Find the lines with the string "this" and return them.

___ Extracted data ___

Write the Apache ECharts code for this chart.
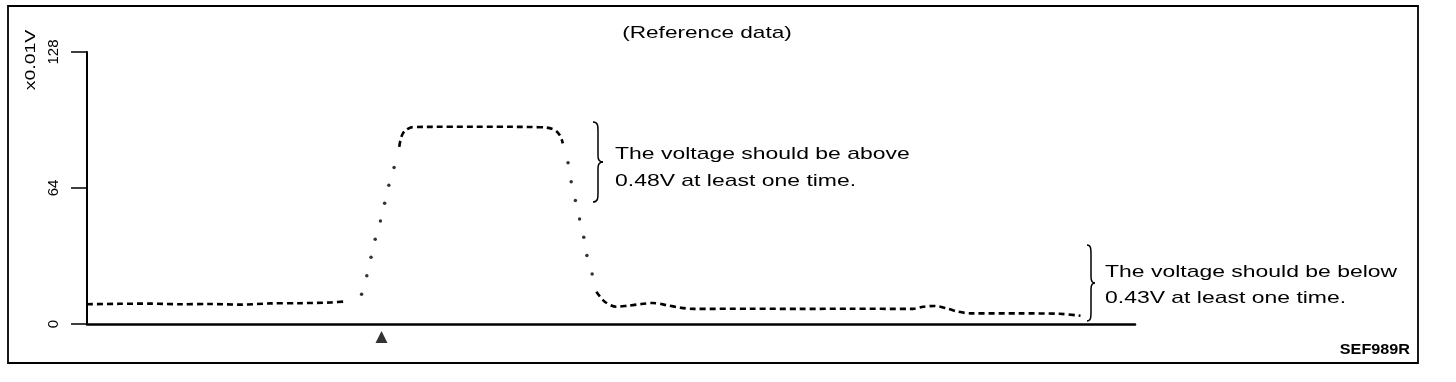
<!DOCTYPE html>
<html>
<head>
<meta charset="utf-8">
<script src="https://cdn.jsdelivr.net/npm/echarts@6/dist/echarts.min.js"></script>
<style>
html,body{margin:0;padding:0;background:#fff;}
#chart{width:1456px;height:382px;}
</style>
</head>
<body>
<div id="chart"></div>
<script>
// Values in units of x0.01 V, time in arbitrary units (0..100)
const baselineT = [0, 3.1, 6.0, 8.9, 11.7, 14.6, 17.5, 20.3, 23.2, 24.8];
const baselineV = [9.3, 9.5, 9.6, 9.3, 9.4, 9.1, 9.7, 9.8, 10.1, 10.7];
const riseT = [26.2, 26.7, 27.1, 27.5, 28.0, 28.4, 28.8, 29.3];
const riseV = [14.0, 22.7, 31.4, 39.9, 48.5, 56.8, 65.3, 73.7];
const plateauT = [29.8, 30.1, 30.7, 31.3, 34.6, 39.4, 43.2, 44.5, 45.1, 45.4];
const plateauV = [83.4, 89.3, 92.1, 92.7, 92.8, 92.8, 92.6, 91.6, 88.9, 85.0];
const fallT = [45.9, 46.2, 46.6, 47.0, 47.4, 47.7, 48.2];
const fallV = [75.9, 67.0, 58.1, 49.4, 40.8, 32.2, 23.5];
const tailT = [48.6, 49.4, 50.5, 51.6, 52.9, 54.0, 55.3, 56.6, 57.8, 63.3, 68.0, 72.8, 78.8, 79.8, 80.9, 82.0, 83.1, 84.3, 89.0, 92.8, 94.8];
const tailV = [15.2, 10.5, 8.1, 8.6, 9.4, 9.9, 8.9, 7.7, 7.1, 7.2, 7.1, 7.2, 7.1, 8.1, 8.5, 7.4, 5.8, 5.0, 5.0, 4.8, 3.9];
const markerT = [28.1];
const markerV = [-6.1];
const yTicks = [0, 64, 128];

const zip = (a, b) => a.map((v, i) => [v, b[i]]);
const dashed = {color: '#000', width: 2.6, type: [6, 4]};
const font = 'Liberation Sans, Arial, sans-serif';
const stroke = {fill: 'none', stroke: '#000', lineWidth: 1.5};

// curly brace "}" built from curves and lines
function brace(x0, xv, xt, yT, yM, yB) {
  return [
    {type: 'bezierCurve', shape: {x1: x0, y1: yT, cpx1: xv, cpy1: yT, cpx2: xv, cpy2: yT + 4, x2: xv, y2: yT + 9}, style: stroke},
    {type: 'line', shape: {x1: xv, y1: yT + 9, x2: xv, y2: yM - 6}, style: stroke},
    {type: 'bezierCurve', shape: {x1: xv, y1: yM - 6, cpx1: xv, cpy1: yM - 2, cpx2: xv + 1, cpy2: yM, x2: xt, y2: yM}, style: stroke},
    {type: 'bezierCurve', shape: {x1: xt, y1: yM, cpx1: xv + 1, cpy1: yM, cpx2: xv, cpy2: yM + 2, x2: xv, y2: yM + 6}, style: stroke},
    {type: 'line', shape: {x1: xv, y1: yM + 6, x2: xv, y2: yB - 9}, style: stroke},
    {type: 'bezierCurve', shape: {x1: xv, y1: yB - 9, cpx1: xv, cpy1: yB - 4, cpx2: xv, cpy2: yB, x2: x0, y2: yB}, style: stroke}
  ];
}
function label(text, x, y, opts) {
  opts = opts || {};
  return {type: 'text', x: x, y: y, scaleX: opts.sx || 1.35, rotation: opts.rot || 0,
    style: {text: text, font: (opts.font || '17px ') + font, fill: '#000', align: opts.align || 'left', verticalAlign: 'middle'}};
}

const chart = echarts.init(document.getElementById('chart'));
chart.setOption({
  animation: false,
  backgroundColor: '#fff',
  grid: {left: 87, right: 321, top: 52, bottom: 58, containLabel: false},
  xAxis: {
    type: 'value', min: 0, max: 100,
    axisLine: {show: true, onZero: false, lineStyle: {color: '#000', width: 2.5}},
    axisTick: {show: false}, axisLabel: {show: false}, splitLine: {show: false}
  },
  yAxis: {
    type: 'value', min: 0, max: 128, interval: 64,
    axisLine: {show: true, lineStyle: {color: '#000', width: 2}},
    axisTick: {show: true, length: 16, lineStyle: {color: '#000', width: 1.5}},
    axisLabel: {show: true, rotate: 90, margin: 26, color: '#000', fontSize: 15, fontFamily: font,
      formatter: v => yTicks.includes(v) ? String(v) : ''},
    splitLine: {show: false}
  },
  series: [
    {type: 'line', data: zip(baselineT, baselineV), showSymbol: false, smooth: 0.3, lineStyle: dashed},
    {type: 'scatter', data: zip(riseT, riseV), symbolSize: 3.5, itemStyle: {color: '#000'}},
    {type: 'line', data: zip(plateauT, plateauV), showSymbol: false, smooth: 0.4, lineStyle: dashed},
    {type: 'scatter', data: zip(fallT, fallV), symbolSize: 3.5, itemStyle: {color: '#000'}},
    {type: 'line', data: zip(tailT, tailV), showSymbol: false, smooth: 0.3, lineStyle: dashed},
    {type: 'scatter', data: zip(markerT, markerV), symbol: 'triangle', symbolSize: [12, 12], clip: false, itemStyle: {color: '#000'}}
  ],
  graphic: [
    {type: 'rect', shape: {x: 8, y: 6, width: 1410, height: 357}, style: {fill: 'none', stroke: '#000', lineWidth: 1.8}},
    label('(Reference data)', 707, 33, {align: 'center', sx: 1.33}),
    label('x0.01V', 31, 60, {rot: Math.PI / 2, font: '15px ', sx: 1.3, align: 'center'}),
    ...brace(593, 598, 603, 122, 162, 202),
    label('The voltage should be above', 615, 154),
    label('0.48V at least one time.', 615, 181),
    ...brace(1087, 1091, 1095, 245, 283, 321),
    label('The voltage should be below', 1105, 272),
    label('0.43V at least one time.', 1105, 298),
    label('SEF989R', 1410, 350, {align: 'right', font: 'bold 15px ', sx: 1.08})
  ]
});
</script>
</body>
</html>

___
___ Extracted data ___

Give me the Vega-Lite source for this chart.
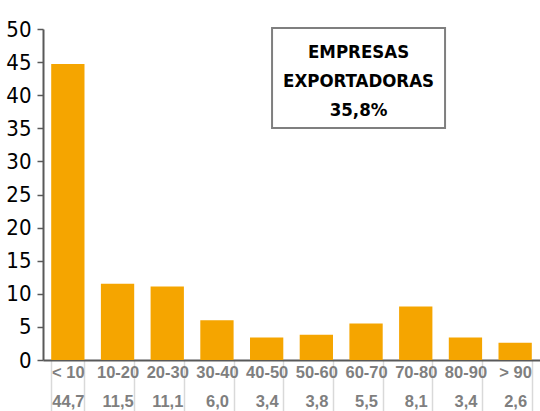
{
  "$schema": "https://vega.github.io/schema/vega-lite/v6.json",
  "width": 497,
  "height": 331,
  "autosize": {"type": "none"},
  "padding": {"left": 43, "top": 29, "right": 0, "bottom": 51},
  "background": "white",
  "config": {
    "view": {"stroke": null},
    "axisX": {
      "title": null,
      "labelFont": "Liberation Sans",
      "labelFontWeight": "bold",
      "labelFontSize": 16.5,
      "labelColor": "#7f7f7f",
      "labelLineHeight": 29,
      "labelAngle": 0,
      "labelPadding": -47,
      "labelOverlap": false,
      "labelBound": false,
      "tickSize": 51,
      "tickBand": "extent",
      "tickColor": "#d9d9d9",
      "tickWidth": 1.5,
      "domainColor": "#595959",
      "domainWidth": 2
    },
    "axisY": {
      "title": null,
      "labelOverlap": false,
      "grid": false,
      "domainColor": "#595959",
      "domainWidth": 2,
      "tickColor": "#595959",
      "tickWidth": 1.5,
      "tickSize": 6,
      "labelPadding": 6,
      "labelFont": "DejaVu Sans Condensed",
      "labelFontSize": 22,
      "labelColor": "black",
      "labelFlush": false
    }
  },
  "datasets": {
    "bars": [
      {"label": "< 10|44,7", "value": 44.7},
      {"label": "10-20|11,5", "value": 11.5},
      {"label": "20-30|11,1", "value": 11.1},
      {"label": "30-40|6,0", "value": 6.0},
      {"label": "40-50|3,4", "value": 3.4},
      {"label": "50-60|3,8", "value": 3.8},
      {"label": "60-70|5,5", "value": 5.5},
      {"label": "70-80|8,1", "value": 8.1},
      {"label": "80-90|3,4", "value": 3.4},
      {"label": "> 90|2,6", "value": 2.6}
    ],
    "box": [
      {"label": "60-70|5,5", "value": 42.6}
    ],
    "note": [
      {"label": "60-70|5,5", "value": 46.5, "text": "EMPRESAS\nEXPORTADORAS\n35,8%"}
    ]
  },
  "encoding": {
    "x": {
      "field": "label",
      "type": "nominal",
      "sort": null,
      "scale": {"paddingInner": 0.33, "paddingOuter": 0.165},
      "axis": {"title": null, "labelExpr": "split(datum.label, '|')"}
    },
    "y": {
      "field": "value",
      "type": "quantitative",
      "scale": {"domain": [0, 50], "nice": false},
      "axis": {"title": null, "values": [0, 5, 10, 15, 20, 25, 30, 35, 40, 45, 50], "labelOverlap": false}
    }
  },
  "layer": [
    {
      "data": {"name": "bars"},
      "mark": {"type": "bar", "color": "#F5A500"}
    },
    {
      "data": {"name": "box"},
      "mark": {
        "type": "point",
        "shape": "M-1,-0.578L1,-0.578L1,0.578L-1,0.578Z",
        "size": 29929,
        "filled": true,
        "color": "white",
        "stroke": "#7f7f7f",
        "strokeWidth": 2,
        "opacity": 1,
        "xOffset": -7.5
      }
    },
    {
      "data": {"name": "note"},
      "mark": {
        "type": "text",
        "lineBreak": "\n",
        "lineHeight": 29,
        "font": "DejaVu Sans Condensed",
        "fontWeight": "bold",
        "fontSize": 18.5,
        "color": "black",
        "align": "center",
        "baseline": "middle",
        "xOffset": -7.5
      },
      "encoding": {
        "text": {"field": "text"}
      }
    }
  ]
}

___

--- Exercise result ---
Write the Apache ECharts code for this chart.
Give me the Vega-Lite source for this chart.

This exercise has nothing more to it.